Pour contents pot into a colander and let the liquid drain into a sink for a minute. Put cooked sausage, corn, and shrimp on plates and serve hot!

NOTE: Some people like to add potatoes to the recipe. If you do, add several medium potatoes, unpeeled and quartered, five minutes after the corn.

Serves 3-4 people.

Genuine Creole Jambalaya

Recipe Source: Ruby Williams

Ingredients:

2 tablespoons butter or margarine
3/4 cup chopped onion
1/2 cup chopped celery
1/4 cup chopped green bell pepper
1 tablespoon chopped parsley
1 clove garlic, minced
2 cups cubed fully cooked ham,
1 (28-ounce) can diced tomatoes, undrained
1 (10 1/2-ounce) can beef broth,
10 1/2 ounces water
1 cup uncooked long grain rice
1 teaspoon sugar
1/2 teaspoon dried crushed thyme leaves
1/2 teaspoon chili powder
1/2 teaspoon pepper
1 1/2 pounds raw shrimp, peeled and deveined

Directions:

Melt the butter in a Dutch oven. Add the onion, celery, green pepper, parsley. and garlic. Cover and cook until tender. Add the ham, tomatoes, broth, water, rice, sugar, thyme, chili powder, and pepper. Cover and simmer until the rice is tender, about 25 minutes. Add the shrimp, and simmer until the shrimp are cooked through, about 10 minutes.

Yield: 6 to 8 servings

Tips: Add some hot sauce for extra heat. Smoked sausage is a great substitute for ham.

Crabcakes

Recipe Source: Mr_Recipe / MyFoxAL

Ingredients:

2 lb crab meat
1/2 cup trio peppers, small dice
1/2 cup red onion, small dice
2 Tbsp lemon zest or lemon grass
1/2 cup garlic chives
3/4 cup mayo
1 tsp Cayenne pepper
2 Tbsp Cajun seasoning
1 Tbsp Old Bay
1/4 cup lemon juice
2 each whole eggs
2 cups panko

Directions:

Place all ingredients in bowl, except panko. Mix well. Then add panko.
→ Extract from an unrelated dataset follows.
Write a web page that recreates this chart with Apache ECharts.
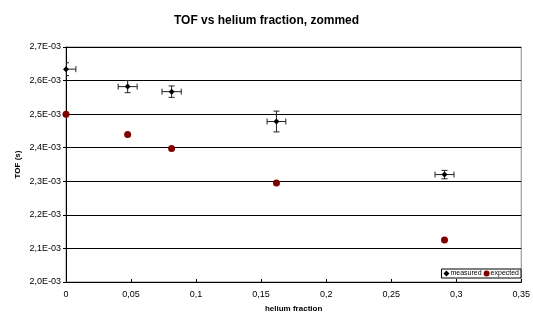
<!DOCTYPE html>
<html lang="en">
<head>
    <meta charset="UTF-8">
    <title>TOF vs helium fraction</title>
    <script src="https://cdn.jsdelivr.net/npm/echarts@6/dist/echarts.min.js"></script>
    <style>
        html, body { margin: 0; padding: 0; background: #fff; }
        #chart { width: 533px; height: 320px; }
    </style>
</head>
<body>
<div id="chart"></div>
<script>
    // measured points (helium fraction, TOF in s) with their error bars
    const measuredX = [0, 0.0474, 0.0812, 0.1618, 0.291];
    const measuredY = [0.002634, 0.002582, 0.002567, 0.002478, 0.002320];
    const measuredXErr = [0.0076, 0.0073, 0.0074, 0.0072, 0.0073];
    const measuredYErr = [0.000019, 0.000018, 0.000017, 0.000031, 0.0000125];

    // expected values
    const expectedX = [0, 0.0474, 0.0812, 0.1618, 0.291];
    const expectedY = [0.002500, 0.002439, 0.002398, 0.002295, 0.002125];

    const font = 'Liberation Sans, Arial, sans-serif';

    function fmtY(v) {
        return (v * 1000).toFixed(1).replace('.', ',') + 'E-03';
    }
    function fmtX(v) {
        return String(Number(v.toFixed(2))).replace('.', ',');
    }

    const measuredData = measuredX.map((x, i) => [x, measuredY[i]]);
    const errData = measuredX.map((x, i) => [x, measuredY[i], measuredXErr[i], measuredYErr[i]]);
    const expectedData = expectedX.map((x, i) => [x, expectedY[i]]);

    const chart = echarts.init(document.getElementById('chart'));
    chart.setOption({
        animation: false,
        title: {
            text: 'TOF vs helium fraction, zommed',
            left: 'center',
            top: 10,
            textStyle: { fontFamily: font, fontSize: 12, fontWeight: 'bold', color: '#000' }
        },
        grid: {
            left: 66, right: 11, top: 47, bottom: 38,
            show: true, borderColor: '#888', borderWidth: 1, backgroundColor: '#fff'
        },
        legend: {
            right: 12, bottom: 42,
            orient: 'horizontal',
            data: ['measured', 'expected'],
            itemWidth: 6, itemHeight: 6, itemGap: 2,
            padding: [1, 2, 1, 2],
            borderColor: '#000', borderWidth: 1, borderRadius: 0,
            backgroundColor: '#fff',
            textStyle: { fontFamily: font, fontSize: 7, color: '#000', padding: [0, 0, 0, -4] }
        },
        xAxis: {
            type: 'value',
            min: 0, max: 0.35, interval: 0.05,
            name: 'helium fraction',
            nameLocation: 'middle',
            nameGap: 23,
            nameTextStyle: { fontFamily: font, fontSize: 8, fontWeight: 'bold', color: '#000' },
            axisLine: { lineStyle: { color: '#000' } },
            axisTick: { show: true, length: 3, inside: true, lineStyle: { color: '#000' } },
            axisLabel: { fontFamily: font, fontSize: 9, color: '#000', margin: 8, formatter: fmtX },
            splitLine: { show: false }
        },
        yAxis: {
            type: 'value',
            min: 0.002, max: 0.0027, interval: 0.0001,
            name: 'TOF (s)',
            nameLocation: 'middle',
            nameGap: 44,
            nameMoveOverlap: false,
            nameRotate: 90,
            nameTextStyle: { fontFamily: font, fontSize: 8, fontWeight: 'bold', color: '#000' },
            axisLine: { show: true, lineStyle: { color: '#000' } },
            axisTick: { show: true, length: 3, lineStyle: { color: '#000' } },
            axisLabel: { fontFamily: font, fontSize: 9, color: '#000', margin: 5, formatter: fmtY },
            splitLine: { show: true, lineStyle: { color: '#000', width: 1 } }
        },
        series: [
            {
                name: 'errors',
                type: 'custom',
                z: 3,
                clip: true,
                renderItem: function (params, api) {
                    const x = api.value(0), y = api.value(1);
                    const dx = api.value(2), dy = api.value(3);
                    const c = api.coord([x, y]);
                    const left = api.coord([x - dx, y]);
                    const right = api.coord([x + dx, y]);
                    const top = api.coord([x, y + dy]);
                    const bot = api.coord([x, y - dy]);
                    const cap = 3;
                    const style = { stroke: '#222', lineWidth: 1 };
                    const lines = [
                        [left[0], c[1], right[0], c[1]],
                        [left[0], c[1] - cap, left[0], c[1] + cap],
                        [right[0], c[1] - cap, right[0], c[1] + cap],
                        [c[0], top[1], c[0], bot[1]],
                        [c[0] - cap, top[1], c[0] + cap, top[1]],
                        [c[0] - cap, bot[1], c[0] + cap, bot[1]]
                    ];
                    return {
                        type: 'group',
                        children: lines.map(l => ({
                            type: 'line',
                            shape: { x1: l[0], y1: l[1], x2: l[2], y2: l[3] },
                            style: style
                        }))
                    };
                },
                data: errData
            },
            {
                name: 'measured',
                type: 'scatter',
                z: 4,
                symbol: 'diamond',
                symbolSize: 6,
                clip: false,
                itemStyle: { color: '#000', opacity: 1 },
                data: measuredData
            },
            {
                name: 'expected',
                type: 'scatter',
                z: 4,
                symbol: 'circle',
                symbolSize: 7,
                clip: false,
                itemStyle: { color: '#800000', opacity: 1 },
                data: expectedData
            }
        ]
    });
</script>
</body>
</html>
Form out into 2 1/2 oz disks and brown on griddle or saute pan. Place in 350 F oven for 3-5 minutes or until done.

Jenny’s Jambalaya

Recipe Source: allrecipes.com

Prep/Cooking Time: Prep Time: 25 Minutes / Cook Time: 25 Minutes

Ingredients:

1 tablespoon olive oil
2 large onions, chopped
2 (14.5 ounce) cans stewed tomatoes, drained
2 boneless chicken breast halves, cooked and shredded
1 pound turkey sausage links, without casings, cooked and chopped
1/4 teaspoon garlic powder
1 tablespoon hot sauce
salt and pepper to taste
1 1/2 cups uncooked long-grain rice
3 cups chicken broth
1 pound large shrimp, peeled and deveined

Directions:

Select a medium-high setting for an electric skillet; heat oil in hot skillet. Cook onion in oil until soft. Stir in tomatoes, chicken, and sausage. Season with garlic powder, hot sauce, salt, and pepper. Stir in rice, pour in broth, and add shrimp.

Cover electric skillet. Cook at 300 degrees F (150 degrees C) for about 20 to 25 minutes, or until rice is tender.